The Furniture of the Middling Sort

Many thanks to Chris Pickvance for this guest post on the furniture of the middling sort. You can hear Chris talk the team through a “middling” style chair in the video at the end of this post… You can also read more about furniture of this and other periods at the Regional Furniture Society.

In an ideal world (for researchers) there would be a close correspondence between household social status and domestic furniture. Higher status households would have greater incomes or wealth and be living in larger houses with more specialized rooms. They would thus have furniture of higher quality and of more varied types. In practice, life styles are not only influenced by means. Large houses can mean more ‘old’ furniture is preserved, for example because inherited ‘family’ furniture is valued, or because old pieces are relegated to servants’ quarters or outbuildings. Moreover, norms can differ among households in the same economic position. 

Wood

In the 1560-1660 period, furniture was mainly made of solid oak; veneer arrived later. Imported and exotic woods became available in small quantities or through chance purchases as trade routes extended to Asia and the Americas. Cypress and juniper chests were also imported and survive in considerable numbers. Decoration took the form of work on the surface: primarily various forms of carving, to a small extent stain or paint, and the introduction of inlay. 

1627 chest with a variety of carved motifs (Bonhams)

Middling Furniture?

Applying this approach to the ‘middling sort’ is not straightforward. As Tara Hamling and Catherine Richardson write in A Day at Home in Early Modern England, this group is defined more by its social status (they ‘held social positions that bestowed a certain superiority within their local contexts’) than by a shared economic position (‘they might be moderately to exceptionally wealthy’) (p.9). It follows that their furniture preferences were shaped by local as well as national influences rather than being invariant across localities. 

This is consistent with the evidence of diversity. On the one hand, the furniture that survives from the 1560-1660 period is likely to over-represent the furniture of the middling sort and  upper classes; lower quality and less durable furniture is intrinsically less likely to survive, and in so far as furniture enters the market, pieces that are less appealing to later users, including collectors, are less likely to survive. One can thus conclude that the furniture of the middling sort constitutes a major part of what survives today from this period. 

Motifs, Techniques and Region

On the other hand, while renaissance motifs such as fluting, guilloche, scrolling and gadrooning were taken up nationally, in most regions they were combined with local favorites, e.g. the ‘worm’ and Celtic interlace in the Lake District, dragons in Cheshire, Wales and the Borders, the ‘domino’ in Wiltshire and the ‘eye’ in Wiltshire and Dorset. Dates, initials and, occasionally, couples’ names were popular features on carved press cupboards, chests and armchairs in Cheshire, Lancashire, Derbyshire, Yorkshire, and Cumbria. East Anglia was particularly open to Flemish renaissance influence, and Scotland and the South West to French renaissance influence.  

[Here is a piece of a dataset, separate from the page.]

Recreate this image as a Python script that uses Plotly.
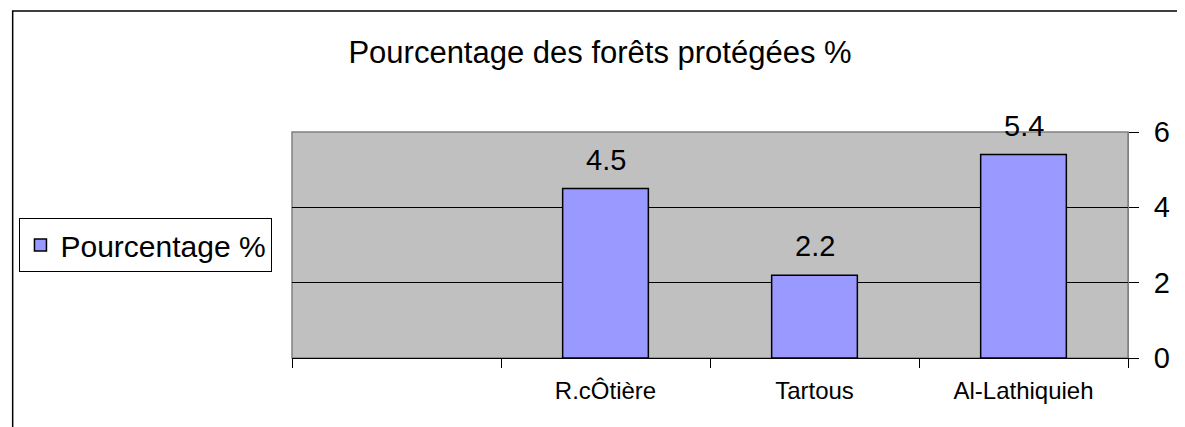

Dorset or Devon box with eye motif and colour, late 17th c. (Bonhams)

Carved work covered a range of techniques. The simplest was incising produced by a V-tool, which led to ‘outline’ designs which left most of the surface intact, as in Dorset and Devon, where it was combined with paint or stain on boarded pieces. The most common type of carving dug deeper into the surface of the oak to produce recurrent patterns such as guilloche, and needed greater skill. Indeed, combinations of these stock patterns were the main feature of English carved furniture. Relief carving was rare and limited to adornments such as sculptural terminal figures, whereas on the Continent furniture with sculpted scenes could be found.

1648 chest with heavy carving and relief figures (Semley www.semleyauctioneers.com/)
Box c 1600 with rectilinear inlay, nulling, punchwork and mastic initials (Bulstrode www.bulstrodes.co.uk/)

As well as carving, fine rectilinear inlay using contrasting woods arrived in the middle to late Elizabethan period, brought by German and Flemish migrant craftsmen, initially in the most costly furniture. Floral inlay followed soon after and remained popular in Yorkshire armchairs, press cupboards and chests till late in the 17th century. 

1682 Lake District chair with Celtic interlace and ‘worms’ (Bonhams)

On the other hand, punched work was used as a background to a main design, as a decorative element in it, or to fill secondary spaces. 

1626 armchair with carving, punchwork and mastic

Other techniques included the use of mastic to add contrast to incised designs, as on this armchair.     

1626 date in mastic

It cannot, however, be concluded that those frame and panelled chests and panel back armchairs which lack carving on their panels were therefore made for lower status social groups. Such groups sat on stools, not panel back armchairs of any type, and their chests are most likely to have been of the simple ‘six plank’ boarded type which could also serve as benches. Rather, plain panels indicate the range of variation within the furniture of the middling sort.  Finally, the century in question saw a great expansion in furniture ownership and all aspects of domestic comfort, so statements about furniture need to be qualified by reference to time and place as well as social status.